━━ Provided material

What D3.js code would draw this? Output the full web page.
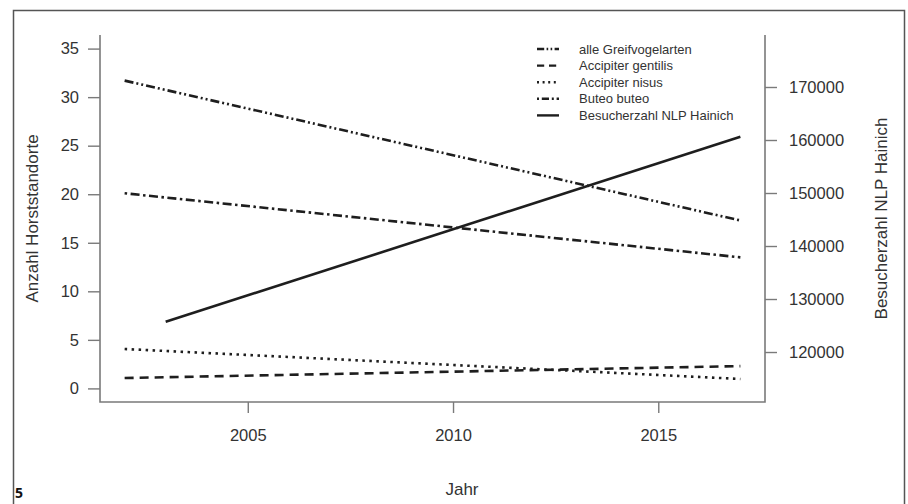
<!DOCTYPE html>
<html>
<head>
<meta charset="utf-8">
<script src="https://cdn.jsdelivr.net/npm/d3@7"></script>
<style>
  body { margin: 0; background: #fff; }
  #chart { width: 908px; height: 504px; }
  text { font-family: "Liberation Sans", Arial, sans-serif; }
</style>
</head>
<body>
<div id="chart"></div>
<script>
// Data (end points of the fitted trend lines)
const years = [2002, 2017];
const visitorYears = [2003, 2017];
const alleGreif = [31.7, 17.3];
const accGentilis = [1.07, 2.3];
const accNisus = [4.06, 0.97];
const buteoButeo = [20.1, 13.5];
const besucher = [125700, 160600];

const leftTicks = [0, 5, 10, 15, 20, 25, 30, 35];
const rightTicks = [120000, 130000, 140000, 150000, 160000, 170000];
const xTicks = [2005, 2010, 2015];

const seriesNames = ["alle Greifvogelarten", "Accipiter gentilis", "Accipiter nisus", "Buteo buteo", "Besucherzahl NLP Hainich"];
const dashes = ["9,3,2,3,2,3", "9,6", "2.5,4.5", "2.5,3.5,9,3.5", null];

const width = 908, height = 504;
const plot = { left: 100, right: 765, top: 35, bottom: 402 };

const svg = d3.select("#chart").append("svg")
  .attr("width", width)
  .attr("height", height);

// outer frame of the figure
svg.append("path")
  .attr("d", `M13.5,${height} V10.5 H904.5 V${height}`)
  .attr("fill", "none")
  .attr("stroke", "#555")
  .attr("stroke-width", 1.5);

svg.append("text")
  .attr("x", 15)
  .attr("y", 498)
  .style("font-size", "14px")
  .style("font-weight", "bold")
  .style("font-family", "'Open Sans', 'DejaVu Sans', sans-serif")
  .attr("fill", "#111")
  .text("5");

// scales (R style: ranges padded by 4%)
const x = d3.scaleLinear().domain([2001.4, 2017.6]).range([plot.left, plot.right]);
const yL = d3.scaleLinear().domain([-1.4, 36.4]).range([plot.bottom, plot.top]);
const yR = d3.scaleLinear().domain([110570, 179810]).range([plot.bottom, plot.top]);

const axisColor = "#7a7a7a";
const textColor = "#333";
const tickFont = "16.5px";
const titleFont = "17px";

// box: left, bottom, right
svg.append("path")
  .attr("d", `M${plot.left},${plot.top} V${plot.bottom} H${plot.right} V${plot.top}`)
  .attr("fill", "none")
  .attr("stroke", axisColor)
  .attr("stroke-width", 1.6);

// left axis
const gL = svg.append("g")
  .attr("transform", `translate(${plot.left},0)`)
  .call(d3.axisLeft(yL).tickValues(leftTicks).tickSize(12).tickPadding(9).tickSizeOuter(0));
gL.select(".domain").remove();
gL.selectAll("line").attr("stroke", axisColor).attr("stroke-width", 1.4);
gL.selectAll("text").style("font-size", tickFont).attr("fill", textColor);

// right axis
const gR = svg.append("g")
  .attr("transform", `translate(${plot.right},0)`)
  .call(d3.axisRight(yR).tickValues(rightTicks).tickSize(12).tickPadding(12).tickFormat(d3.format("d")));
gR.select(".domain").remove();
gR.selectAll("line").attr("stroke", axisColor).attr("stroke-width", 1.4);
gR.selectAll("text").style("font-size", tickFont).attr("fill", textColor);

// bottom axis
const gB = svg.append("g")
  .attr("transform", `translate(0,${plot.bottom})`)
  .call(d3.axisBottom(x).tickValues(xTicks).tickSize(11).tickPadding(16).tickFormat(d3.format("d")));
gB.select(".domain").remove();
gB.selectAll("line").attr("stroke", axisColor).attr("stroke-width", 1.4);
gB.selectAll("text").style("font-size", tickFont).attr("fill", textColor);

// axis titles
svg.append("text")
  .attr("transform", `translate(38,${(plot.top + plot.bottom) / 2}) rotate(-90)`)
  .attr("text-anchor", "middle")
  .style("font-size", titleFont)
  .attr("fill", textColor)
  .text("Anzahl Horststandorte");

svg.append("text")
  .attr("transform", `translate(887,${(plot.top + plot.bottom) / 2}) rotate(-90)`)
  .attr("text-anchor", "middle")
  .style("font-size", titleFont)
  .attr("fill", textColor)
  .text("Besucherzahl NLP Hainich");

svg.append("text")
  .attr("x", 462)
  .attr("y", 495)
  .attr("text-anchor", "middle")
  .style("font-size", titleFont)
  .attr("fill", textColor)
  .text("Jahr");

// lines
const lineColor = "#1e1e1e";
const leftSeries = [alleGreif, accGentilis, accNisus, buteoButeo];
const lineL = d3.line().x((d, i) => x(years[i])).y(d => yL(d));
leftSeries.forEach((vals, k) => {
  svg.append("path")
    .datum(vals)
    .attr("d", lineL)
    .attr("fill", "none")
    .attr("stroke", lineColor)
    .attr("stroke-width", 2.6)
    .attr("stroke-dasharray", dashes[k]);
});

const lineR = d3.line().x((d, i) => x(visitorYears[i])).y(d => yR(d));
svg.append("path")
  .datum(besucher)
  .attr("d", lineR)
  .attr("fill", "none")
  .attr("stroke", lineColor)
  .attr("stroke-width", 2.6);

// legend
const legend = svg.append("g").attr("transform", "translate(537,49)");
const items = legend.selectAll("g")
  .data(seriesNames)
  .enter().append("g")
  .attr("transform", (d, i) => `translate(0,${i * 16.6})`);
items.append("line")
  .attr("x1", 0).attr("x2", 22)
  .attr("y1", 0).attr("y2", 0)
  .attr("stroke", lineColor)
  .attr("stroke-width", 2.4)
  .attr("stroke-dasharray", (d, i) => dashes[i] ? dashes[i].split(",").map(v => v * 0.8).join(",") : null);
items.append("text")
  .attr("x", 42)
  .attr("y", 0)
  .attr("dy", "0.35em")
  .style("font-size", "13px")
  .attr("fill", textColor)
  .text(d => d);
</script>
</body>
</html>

━━━━

-- Exercise instructions --
Write out again, exactly, the lines from the start of the listing up to the line containing "const besucher = [125700, 160600];", with both ends and without pictures.

-- Result --
What D3.js code would draw this? Output the full web page.
<!DOCTYPE html>
<html>
<head>
<meta charset="utf-8">
<script src="https://cdn.jsdelivr.net/npm/d3@7"></script>
<style>
  body { margin: 0; background: #fff; }
  #chart { width: 908px; height: 504px; }
  text { font-family: "Liberation Sans", Arial, sans-serif; }
</style>
</head>
<body>
<div id="chart"></div>
<script>
// Data (end points of the fitted trend lines)
const years = [2002, 2017];
const visitorYears = [2003, 2017];
const alleGreif = [31.7, 17.3];
const accGentilis = [1.07, 2.3];
const accNisus = [4.06, 0.97];
const buteoButeo = [20.1, 13.5];
const besucher = [125700, 160600];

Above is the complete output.